The few times I’ve dabbled in theater have been rewarding, as well as painful. I’ve written, directed, and acted for fundraiser plays, and my experiences taught me that volunteer theater is a collectively-driven form of indentured servitude. The drama you see on stage is nothing like the drama behind the curtain. As a moron for NAPS 2014, I discovered the difficulty in holding a script while using props on stage. As with all volunteer activities, there is the challenge of people committing but dropping out at crucial moments.

Although I’ll be several states away from the stage, I’m still proud of my little play. Perhaps I’ll find similar contests in Lincoln; perhaps I’ll even see a full-length play of mine performed. Of course, that will never happen unless I keep writing.

Time to break a leg.

-jk

Ten Minutes to Tell a Story

TheaterEvery year, Flagstaff Theatrikos hosts a 10-minute playwriting contest, and this year I intend to enter. I’ve submitted plays in past contests, but they all had one thing in common: there was too much in the plot to fit into ten minutes.

The rules are simple. There can be no more than three characters and the play should be no more than ten pages, and must not involve complicated scenery or props. Apart from the rules there are certain parameters that a ten-minute play should reside within. To move the plot, it is best to have a change in action every two to four minutes. It should be like a short story, with a beginning conflict, a middle crisis, and an ending resolution.
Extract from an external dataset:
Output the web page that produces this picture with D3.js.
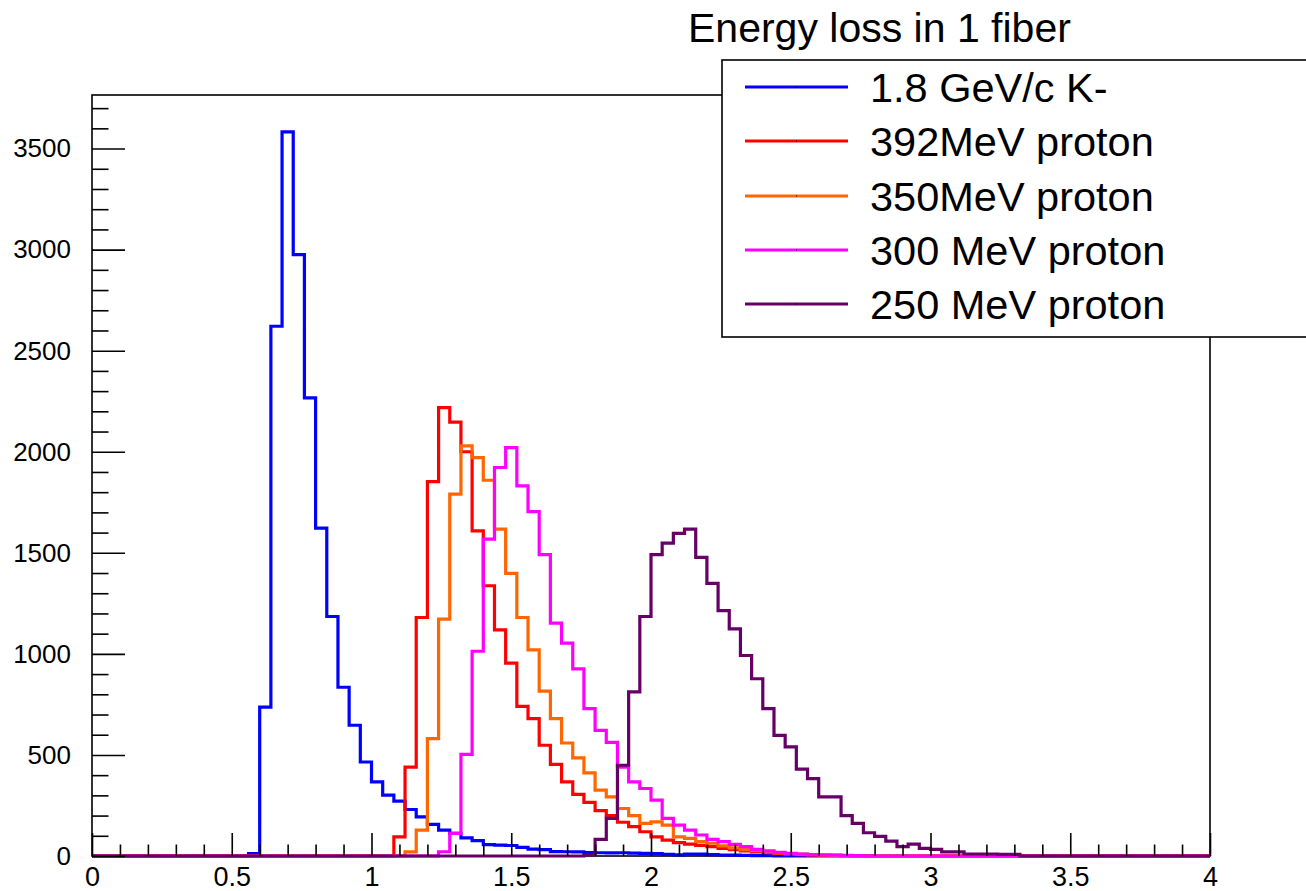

Because other people volunteer to direct the plays, stage directions from the writer should be kept to a minimum.

On the surface, it’s just one more writing contest. At the same time, it’s different from short story contests because in this case, the audience watches the story unfold rather than imagines it unfolding. It’s an opportunity for a writer to pack a great deal of information into a thin wedge of time for a live audience. For me, writing plays has always been more difficult than prose. My plots have always been too ambitious, too embedded in history, and had characters too complex to develop in sixteen hundred words. A few years ago, one of my plays was about the Napoleonic Wars; another was about Irish independence from England.

Conversely, the few full-length plays I have written have always been too short, and involved plots and characters more suited for a sitcom. How can I pack conflict, crisis, and resolution into ten minutes and keep it important? Similarly, how can I make a simple story worth telling? The deadline is fast approaching; this will likely be my last opportunity to enter, and I’d like to be able to hone this particular skill, like packing five weeks worth of luggage into one carry-on bag. It’s a unique challenge, and the entire Watergate scandal simply won’t fit into a ten-minute play, no matter how hard I try.

Enough thoughtfulness and reflection. I have a play to write.